Dora, c’est un modèle pour cette génération de producteurs. Si je parle de la production africaine, aujourd’hui c’est une dame qui arrive à faire la jonction entre l’Afrique du Nord, pour ne pas dire le monde arabe, et l’Afrique subsaharienne. Plus de trente films qu’elle a eu à produire, qui ont gagné des prix à la Berlinale, au festival de Cannes et dans d’autres festivals. C’est une productrice qui passe beaucoup de son temps à la transmission parce que vous savez très bien que sur le continent, aujourd’hui, une des difficultés que nous avons c’est la production. Donc elle a réussi vraiment à faire de très bons films, à produire de nombreux films. Elle est très importante et je crois qu’elle sera très bien entourée d’autres membres, de son jury, pour qu’on puisse vraiment à la fin du FESPACO être fiers du lauréat qu’ils auront à choisir.

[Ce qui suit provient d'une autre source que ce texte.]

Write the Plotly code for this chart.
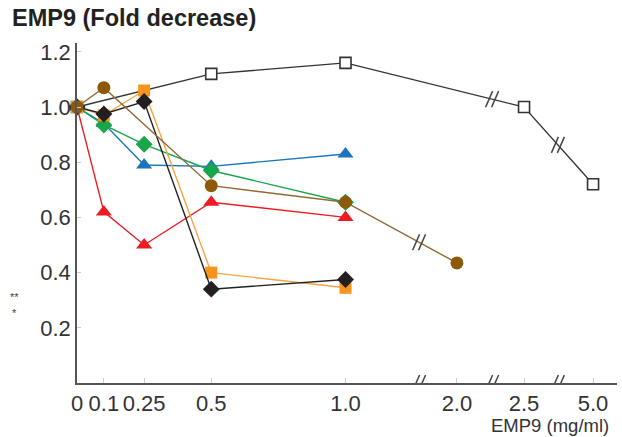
import plotly.graph_objects as go

# ---- data ----
tick_values = [0, 0.1, 0.25, 0.5, 1.0, 2.0, 2.5, 5.0]
tick_labels = ["0", "0.1", "0.25", "0.5", "1.0", "2.0", "2.5", "5.0"]

open_sq_x = [0, 0.5, 1.0, 2.5, 5.0]
open_sq_y = [1.0, 1.12, 1.16, 1.0, 0.72]

orange_x = [0, 0.1, 0.25, 0.5, 1.0]
orange_y = [1.0, 0.97, 1.06, 0.40, 0.345]

black_x = [0, 0.1, 0.25, 0.5, 1.0]
black_y = [1.0, 0.975, 1.02, 0.34, 0.375]

brown_x = [0, 0.1, 0.5, 1.0, 2.0]
brown_y = [1.0, 1.07, 0.715, 0.655, 0.435]

blue_x = [0, 0.1, 0.25, 0.5, 1.0]
blue_y = [1.0, 0.94, 0.79, 0.785, 0.83]

green_x = [0, 0.1, 0.25, 0.5, 1.0]
green_y = [1.0, 0.935, 0.865, 0.77, 0.655]

red_x = [0, 0.1, 0.25, 0.5, 1.0]
red_y = [1.0, 0.62, 0.50, 0.655, 0.60]

# broken x scale: linear up to 1.0, then compressed segments after breaks
seg_pos = {2.0: 1.415, 2.5: 1.665, 5.0: 1.922}
break_pos = [1.274, 1.546, 1.791]


def sx(v):
    return v if v <= 1.0 else seg_pos[v]


FONT = "Liberation Sans, Arial, sans-serif"
fig = go.Figure()


def add(xs, ys, color, line_color, symbol, size, fill=None, lw=1.4):
    fig.add_trace(go.Scatter(
        x=[sx(v) for v in xs], y=ys, mode="lines+markers",
        line=dict(color=line_color, width=lw),
        marker=dict(symbol=symbol, size=size, color=fill or color,
                    line=dict(color=color, width=1.6 if fill else 0)),
        showlegend=False, cliponaxis=False))


add(open_sq_x, open_sq_y, "#333333", "#333333", "square", 11, fill="white", lw=1.3)
add(red_x, red_y, "#ED1C24", "#ED1C24", "triangle-up", 14)
add(blue_x, blue_y, "#1C75BC", "#1C75BC", "triangle-up", 14)
add(green_x, green_y, "#19A54A", "#19A54A", "diamond", 13)
add(orange_x, orange_y, "#F7941D", "#F5A545", "square", 12)
add(black_x, black_y, "#231F20", "#231F20", "diamond", 13)
add(brown_x, brown_y, "#8C5A0A", "#8E6A35", "circle", 13)


def interp(xs, ys, xb):
    px = [sx(v) for v in xs]
    for i in range(len(px) - 1):
        if px[i] <= xb <= px[i + 1]:
            t = (xb - px[i]) / (px[i + 1] - px[i])
            return ys[i] + t * (ys[i + 1] - ys[i])
    return None


def slashes(xb, yb, color):
    for dx in (-3, 3):
        fig.add_shape(type="line", xref="x", yref="y",
                      xsizemode="pixel", ysizemode="pixel",
                      xanchor=xb, yanchor=yb,
                      x0=dx - 3.5, x1=dx + 3.5, y0=-8, y1=8,
                      line=dict(color=color, width=1.5))


# break marks on axis
for b in break_pos:
    slashes(b, 0, "#444444")
# break marks on lines crossing the breaks
slashes(break_pos[0], interp(brown_x, brown_y, break_pos[0]), "#444444")
slashes(break_pos[1], interp(open_sq_x, open_sq_y, break_pos[1]), "#444444")
slashes(break_pos[2], interp(open_sq_x, open_sq_y, break_pos[2]), "#444444")

fig.update_xaxes(
    range=[0, 540 / 268.5], tickvals=[sx(v) for v in tick_values], ticktext=tick_labels,
    showline=True, linecolor="#555555", linewidth=1.5, showgrid=False, zeroline=False,
    ticks="inside", ticklen=5, tickcolor="#cccccc", tickwidth=1,
    tickfont=dict(family=FONT, size=22, color="#333333"))
fig.update_yaxes(
    range=[0, 1.232], tickvals=[0.2, 0.4, 0.6, 0.8, 1.0, 1.2],
    ticktext=["0.2", "0.4", "0.6", "0.8", "1.0", "1.2"],
    showline=True, linecolor="#555555", linewidth=1.5, showgrid=False, zeroline=False,
    ticks="inside", ticklen=4, tickcolor="#cccccc", tickwidth=1,
    tickfont=dict(family=FONT, size=22, color="#333333"))

fig.add_annotation(text="<b>EMP9 (Fold decrease)</b>", xref="paper", yref="paper",
                   x=(10 - 77) / 540, y=(383 - 3) / 340, xanchor="left", yanchor="top",
                   showarrow=False, font=dict(family=FONT, size=23.5, color="#222222"))
fig.add_annotation(text="EMP9 (mg/ml)", xref="paper", yref="paper",
                   x=(611 - 77) / 540, y=(383 - 425) / 340, xanchor="right", yanchor="middle",
                   showarrow=False, font=dict(family=FONT, size=18.5, color="#333333"))
fig.add_annotation(text="**", xref="paper", yref="paper",
                   x=(14 - 77) / 540, y=(383 - 297) / 340, xanchor="center", yanchor="middle",
                   showarrow=False, font=dict(family=FONT, size=11, color="#444444"))
fig.add_annotation(text="*", xref="paper", yref="paper",
                   x=(14 - 77) / 540, y=(383 - 313) / 340, xanchor="center", yanchor="middle",
                   showarrow=False, font=dict(family=FONT, size=11, color="#444444"))

fig.update_layout(
    width=622, height=437, margin=dict(l=77, r=5, t=43, b=54),
    paper_bgcolor="white", plot_bgcolor="white", showlegend=False)

fig.write_html("out.html")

Malgré les conditions économiques difficiles, malgré les conditions sécuritaires difficiles au Burkina Faso, il était pour vous inimaginable que le Fespaco n’ait pas lieu cette année ?

Absolument. Depuis la création du Fespaco, aucune édition n’a été annulée. Nous avons eu, il y a un an et demi, juste le report. Cela montre aussi que le Fespaco est une arme très forte, pas seulement pour le Burkina Faso mais pour le continent africain. Le fait de se retrouver au Burkina Faso, de parler le même langage, de se revoir et de discuter des maux qui minent le continent, pas seulement sécuritaires mais aussi de problèmes de cinéma, de culture et de politique également, c’est très important pour les créateurs africains. Et c’est ce pèlerinage qui va amener ces nombreux professionnels, ces amoureux, ces spectateurs du cinéma au Burkina. C’est une forme aussi de montrer que tous ces créateurs sont de cœur avec le Burkina Faso, soutiennent le Burkina Faso, soutiennent les pays voisins, pour ne pas dire au-delà, pour le retour de la paix.

Je tiens aussi à vous dire que les autorités burkinabè tiennent fermement à ce festival-là. Organiser un Fespaco 2023 c’est une forme de résistance, c’est une forme aussi de montrer aux yeux du monde entier que le Burkina Faso reste debout et restera debout et que le Burkina Faso mérite son Fespaco.